Gross margin was down 130bps year on year, “reflecting more normal patterns of customer behaviour”, but Dunelm said its “tight operational grip” would ensure a full-year margin of approximately 50%. 

Dunelm said that, while the macroeconomic environment remains challenging, its business model and focus on “mitigating external headwinds whilst making decisions for the long-term” is helping it deal with rising inflation, and full-year earnings guidance given at last month’s full-year results remains unchanged. 

Chief executive Nick Wilkinson said: “It has been another robust quarter, which illustrates the strength and resilience of our business model and the appeal of our market-leading offer.

“Dunelm has emerged from the last two years as a bigger, better business. We have benefited from the commitment, expertise and adaptability of our colleagues and supplier partners – the same qualities that are serving the business as we navigate the current inflationary challenges.

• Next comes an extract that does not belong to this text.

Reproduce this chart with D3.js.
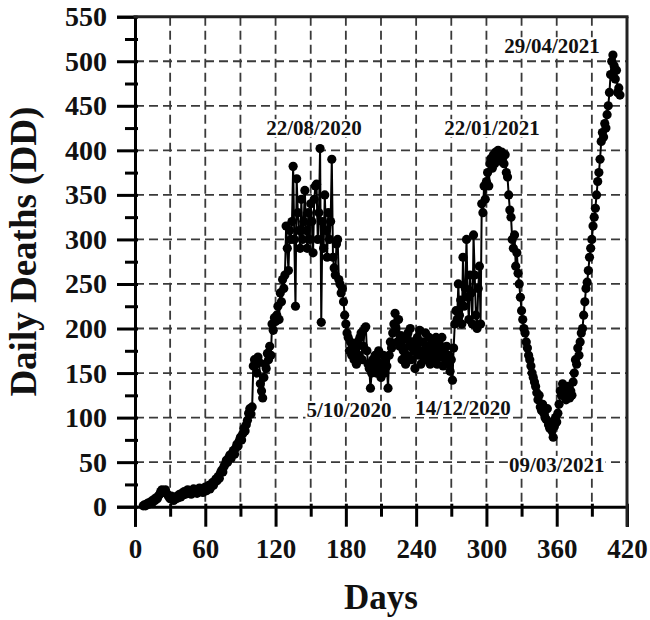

“As we enter what will clearly be a challenging winter for consumers, our absolute focus remains on making every pound count for everyone, through a tight grip on operations.

“We will continue to offer outstanding value at all price points so our customers can make their own choices around adapting to the economic backdrop. This focus on value has seen Dunelm successfully navigate previous periods of economic uncertainty.

”The landscape is a demanding one, but we feel both energised and confident in our ability to grow market share.”